**THE REQUEST**
Give back exactly the lines from the beginning of the listing below to the line holding "var chTickLabels = ['0', '4', '8', '12'];", both ends included; the pictures stay out.

**GIVEN DATA**

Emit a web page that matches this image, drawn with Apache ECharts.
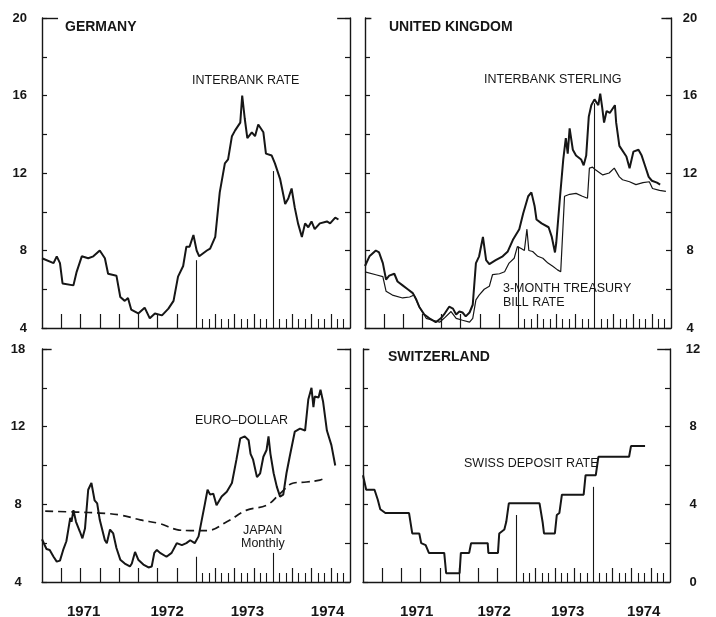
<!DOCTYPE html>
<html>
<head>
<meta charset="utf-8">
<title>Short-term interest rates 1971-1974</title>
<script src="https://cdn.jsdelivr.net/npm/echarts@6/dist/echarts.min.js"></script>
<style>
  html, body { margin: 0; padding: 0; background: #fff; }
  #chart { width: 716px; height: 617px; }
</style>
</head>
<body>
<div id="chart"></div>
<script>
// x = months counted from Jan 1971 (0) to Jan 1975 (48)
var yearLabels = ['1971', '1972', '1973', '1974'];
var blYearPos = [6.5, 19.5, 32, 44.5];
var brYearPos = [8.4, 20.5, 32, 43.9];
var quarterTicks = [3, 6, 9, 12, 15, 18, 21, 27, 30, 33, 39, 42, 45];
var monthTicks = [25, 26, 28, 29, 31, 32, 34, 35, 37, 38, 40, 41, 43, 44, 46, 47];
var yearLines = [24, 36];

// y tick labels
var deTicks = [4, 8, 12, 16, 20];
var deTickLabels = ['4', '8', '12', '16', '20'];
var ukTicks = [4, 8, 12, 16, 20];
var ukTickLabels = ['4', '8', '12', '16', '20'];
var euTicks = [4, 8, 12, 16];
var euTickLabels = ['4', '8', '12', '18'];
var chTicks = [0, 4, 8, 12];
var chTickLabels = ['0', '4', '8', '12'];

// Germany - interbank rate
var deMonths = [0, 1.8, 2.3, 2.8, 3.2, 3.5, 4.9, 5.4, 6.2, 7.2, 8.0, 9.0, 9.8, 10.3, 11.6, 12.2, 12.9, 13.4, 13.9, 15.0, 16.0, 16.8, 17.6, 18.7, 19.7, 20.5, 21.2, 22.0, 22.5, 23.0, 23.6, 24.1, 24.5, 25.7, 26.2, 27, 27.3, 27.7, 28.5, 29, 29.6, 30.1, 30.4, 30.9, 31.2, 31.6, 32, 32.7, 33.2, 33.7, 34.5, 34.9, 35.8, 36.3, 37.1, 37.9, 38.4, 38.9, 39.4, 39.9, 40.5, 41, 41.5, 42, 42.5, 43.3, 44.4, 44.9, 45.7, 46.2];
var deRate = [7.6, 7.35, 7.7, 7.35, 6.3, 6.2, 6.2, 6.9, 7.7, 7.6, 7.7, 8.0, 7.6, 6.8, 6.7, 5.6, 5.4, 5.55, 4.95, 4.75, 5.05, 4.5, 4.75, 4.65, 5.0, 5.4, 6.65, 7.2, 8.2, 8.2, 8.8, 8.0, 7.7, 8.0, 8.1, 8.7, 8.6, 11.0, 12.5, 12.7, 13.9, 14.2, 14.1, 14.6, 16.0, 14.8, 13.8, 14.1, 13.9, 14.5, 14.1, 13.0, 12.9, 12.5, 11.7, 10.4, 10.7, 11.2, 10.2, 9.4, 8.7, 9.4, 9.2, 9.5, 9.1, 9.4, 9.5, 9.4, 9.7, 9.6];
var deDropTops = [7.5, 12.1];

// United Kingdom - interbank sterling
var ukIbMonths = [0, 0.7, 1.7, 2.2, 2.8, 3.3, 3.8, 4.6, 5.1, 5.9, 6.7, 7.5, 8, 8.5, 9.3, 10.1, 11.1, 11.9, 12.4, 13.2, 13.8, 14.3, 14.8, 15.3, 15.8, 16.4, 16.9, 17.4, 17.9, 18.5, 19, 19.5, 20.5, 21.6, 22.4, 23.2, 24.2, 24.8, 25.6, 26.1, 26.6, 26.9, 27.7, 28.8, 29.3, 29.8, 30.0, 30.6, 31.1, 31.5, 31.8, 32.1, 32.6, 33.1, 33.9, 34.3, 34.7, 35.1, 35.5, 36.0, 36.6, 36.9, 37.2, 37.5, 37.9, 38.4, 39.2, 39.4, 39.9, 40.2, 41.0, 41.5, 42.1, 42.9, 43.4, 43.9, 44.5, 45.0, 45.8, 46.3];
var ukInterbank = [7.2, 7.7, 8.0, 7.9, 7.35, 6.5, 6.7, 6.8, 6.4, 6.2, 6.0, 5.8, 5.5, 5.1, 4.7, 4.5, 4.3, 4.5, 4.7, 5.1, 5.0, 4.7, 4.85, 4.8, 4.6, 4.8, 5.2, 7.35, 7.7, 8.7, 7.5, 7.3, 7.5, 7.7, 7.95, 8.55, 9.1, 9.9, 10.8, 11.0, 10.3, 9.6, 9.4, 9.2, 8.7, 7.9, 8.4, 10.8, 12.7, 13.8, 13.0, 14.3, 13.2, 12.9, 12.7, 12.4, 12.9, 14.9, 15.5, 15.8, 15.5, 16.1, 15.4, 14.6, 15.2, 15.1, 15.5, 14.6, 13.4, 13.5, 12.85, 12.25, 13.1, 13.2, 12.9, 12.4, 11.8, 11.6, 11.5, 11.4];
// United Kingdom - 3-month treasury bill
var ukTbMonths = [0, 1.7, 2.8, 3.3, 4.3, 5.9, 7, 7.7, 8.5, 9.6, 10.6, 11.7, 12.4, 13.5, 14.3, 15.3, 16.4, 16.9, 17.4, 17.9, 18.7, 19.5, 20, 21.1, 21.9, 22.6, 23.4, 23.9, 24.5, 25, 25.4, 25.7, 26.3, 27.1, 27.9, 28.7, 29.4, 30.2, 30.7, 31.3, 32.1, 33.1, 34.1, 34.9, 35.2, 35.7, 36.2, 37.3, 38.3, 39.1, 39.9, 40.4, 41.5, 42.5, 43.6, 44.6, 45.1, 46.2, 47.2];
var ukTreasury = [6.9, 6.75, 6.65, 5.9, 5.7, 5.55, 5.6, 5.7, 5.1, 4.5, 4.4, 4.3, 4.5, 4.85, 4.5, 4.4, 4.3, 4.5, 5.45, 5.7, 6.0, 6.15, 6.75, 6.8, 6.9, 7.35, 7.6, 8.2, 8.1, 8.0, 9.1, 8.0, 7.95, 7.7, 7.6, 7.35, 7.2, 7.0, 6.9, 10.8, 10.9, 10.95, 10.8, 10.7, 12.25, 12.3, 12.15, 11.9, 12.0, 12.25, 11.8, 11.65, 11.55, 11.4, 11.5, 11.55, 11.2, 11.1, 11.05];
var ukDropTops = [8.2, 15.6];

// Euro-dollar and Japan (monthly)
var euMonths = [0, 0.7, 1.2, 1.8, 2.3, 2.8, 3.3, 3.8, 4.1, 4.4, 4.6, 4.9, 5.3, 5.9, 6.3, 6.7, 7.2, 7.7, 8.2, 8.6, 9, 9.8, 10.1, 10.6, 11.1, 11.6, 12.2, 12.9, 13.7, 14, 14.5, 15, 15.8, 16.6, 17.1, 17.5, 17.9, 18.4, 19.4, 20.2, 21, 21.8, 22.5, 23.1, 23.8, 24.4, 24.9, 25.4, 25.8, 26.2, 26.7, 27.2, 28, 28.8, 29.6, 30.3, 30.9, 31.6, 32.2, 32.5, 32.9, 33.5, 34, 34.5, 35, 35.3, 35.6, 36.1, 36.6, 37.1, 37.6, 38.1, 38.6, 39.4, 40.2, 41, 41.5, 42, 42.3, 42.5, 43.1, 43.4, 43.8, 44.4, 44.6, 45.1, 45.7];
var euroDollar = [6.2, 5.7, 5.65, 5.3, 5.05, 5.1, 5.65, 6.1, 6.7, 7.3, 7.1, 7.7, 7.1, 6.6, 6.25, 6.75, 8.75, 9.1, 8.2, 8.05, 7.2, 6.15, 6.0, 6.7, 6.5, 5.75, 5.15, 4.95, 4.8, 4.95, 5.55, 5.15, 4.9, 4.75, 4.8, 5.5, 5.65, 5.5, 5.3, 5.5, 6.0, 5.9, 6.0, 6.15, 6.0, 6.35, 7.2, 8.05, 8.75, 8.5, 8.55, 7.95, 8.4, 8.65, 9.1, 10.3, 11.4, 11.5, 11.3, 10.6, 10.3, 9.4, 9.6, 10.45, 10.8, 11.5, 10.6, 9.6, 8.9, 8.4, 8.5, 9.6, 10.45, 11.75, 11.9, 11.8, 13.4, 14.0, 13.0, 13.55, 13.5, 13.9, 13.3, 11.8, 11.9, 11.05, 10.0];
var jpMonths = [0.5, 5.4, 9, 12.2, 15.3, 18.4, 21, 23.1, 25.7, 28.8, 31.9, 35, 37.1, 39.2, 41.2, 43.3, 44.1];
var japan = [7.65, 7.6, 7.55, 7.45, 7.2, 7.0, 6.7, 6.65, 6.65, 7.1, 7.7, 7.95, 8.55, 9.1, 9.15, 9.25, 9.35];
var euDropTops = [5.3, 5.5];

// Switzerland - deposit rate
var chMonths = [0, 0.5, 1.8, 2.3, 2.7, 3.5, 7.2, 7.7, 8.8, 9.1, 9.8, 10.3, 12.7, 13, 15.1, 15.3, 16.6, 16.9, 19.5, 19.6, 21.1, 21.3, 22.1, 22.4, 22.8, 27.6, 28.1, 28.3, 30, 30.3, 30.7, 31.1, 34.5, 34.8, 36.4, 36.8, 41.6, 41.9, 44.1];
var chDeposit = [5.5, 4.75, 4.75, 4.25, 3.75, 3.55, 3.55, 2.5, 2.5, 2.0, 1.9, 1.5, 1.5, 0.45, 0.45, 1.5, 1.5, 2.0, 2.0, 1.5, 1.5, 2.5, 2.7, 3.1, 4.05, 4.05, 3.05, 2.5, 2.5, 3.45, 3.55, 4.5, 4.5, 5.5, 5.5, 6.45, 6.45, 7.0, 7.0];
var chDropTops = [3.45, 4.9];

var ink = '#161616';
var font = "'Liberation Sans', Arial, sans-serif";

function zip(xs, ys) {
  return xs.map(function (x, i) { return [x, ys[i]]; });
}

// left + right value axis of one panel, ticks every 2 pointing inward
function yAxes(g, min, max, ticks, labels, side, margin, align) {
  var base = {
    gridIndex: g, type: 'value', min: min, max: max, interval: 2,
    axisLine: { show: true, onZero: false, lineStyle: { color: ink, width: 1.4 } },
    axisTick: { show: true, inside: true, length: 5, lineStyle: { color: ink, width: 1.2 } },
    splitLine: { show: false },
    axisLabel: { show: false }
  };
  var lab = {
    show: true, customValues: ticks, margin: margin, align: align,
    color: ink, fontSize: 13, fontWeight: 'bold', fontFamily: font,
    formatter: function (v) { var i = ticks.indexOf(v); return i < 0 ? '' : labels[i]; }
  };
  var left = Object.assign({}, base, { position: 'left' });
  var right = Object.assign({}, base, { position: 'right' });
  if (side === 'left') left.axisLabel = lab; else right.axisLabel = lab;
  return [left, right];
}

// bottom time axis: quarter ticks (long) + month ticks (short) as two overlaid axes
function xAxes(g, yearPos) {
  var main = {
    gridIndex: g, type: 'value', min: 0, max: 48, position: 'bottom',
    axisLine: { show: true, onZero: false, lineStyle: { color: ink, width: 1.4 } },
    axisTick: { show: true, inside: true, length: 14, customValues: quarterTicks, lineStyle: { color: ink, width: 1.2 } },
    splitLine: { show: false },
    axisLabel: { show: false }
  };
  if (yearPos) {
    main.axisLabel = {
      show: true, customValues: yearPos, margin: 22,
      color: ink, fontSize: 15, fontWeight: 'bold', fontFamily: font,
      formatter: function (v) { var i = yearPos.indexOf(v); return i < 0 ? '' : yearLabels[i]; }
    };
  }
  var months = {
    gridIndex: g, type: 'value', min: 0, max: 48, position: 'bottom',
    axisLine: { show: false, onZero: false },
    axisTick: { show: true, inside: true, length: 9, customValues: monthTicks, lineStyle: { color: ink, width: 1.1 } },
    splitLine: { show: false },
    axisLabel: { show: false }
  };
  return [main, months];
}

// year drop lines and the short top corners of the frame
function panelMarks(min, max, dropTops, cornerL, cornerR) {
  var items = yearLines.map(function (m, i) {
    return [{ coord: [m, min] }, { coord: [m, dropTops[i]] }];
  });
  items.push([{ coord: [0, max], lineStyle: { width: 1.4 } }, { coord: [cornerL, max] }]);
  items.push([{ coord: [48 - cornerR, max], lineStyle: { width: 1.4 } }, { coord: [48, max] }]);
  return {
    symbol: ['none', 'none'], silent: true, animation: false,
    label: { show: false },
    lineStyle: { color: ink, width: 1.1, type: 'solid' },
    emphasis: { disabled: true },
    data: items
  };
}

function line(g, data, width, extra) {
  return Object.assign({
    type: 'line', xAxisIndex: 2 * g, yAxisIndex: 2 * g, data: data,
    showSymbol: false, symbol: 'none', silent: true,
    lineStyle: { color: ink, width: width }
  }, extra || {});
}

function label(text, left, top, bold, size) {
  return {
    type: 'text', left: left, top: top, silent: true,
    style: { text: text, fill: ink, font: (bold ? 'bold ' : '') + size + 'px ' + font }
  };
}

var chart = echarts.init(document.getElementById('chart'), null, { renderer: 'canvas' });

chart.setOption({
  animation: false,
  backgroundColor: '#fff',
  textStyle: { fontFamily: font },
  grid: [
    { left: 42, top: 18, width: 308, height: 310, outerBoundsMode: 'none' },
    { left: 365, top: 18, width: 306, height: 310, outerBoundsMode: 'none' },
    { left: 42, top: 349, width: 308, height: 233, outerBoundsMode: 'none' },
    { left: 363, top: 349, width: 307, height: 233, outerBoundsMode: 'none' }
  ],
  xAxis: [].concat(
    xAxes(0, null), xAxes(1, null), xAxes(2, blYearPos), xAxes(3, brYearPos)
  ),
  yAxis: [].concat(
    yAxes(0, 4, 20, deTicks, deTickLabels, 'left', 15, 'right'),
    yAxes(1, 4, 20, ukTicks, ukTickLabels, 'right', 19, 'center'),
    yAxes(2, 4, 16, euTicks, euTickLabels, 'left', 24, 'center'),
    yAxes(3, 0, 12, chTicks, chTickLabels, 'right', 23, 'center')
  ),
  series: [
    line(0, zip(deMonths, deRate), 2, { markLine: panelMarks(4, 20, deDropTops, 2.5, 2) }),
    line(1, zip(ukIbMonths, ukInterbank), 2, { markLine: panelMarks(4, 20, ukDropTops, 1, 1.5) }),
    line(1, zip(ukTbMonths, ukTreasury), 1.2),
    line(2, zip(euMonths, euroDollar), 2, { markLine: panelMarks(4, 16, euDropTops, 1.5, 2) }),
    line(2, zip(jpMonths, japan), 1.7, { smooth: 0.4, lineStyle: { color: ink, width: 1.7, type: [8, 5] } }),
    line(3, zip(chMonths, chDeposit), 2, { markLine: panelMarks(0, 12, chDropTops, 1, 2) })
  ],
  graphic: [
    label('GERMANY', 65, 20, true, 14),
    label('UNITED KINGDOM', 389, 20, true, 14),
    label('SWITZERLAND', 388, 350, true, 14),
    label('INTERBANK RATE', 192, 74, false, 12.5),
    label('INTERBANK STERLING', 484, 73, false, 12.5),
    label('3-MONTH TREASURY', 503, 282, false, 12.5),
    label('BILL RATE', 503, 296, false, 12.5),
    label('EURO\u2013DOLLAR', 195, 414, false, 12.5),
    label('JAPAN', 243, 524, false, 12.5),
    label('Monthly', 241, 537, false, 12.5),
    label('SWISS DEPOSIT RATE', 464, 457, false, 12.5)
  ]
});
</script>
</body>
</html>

**TASK SOLUTION**
Emit a web page that matches this image, drawn with Apache ECharts.
<!DOCTYPE html>
<html>
<head>
<meta charset="utf-8">
<title>Short-term interest rates 1971-1974</title>
<script src="https://cdn.jsdelivr.net/npm/echarts@6/dist/echarts.min.js"></script>
<style>
  html, body { margin: 0; padding: 0; background: #fff; }
  #chart { width: 716px; height: 617px; }
</style>
</head>
<body>
<div id="chart"></div>
<script>
// x = months counted from Jan 1971 (0) to Jan 1975 (48)
var yearLabels = ['1971', '1972', '1973', '1974'];
var blYearPos = [6.5, 19.5, 32, 44.5];
var brYearPos = [8.4, 20.5, 32, 43.9];
var quarterTicks = [3, 6, 9, 12, 15, 18, 21, 27, 30, 33, 39, 42, 45];
var monthTicks = [25, 26, 28, 29, 31, 32, 34, 35, 37, 38, 40, 41, 43, 44, 46, 47];
var yearLines = [24, 36];

// y tick labels
var deTicks = [4, 8, 12, 16, 20];
var deTickLabels = ['4', '8', '12', '16', '20'];
var ukTicks = [4, 8, 12, 16, 20];
var ukTickLabels = ['4', '8', '12', '16', '20'];
var euTicks = [4, 8, 12, 16];
var euTickLabels = ['4', '8', '12', '18'];
var chTicks = [0, 4, 8, 12];
var chTickLabels = ['0', '4', '8', '12'];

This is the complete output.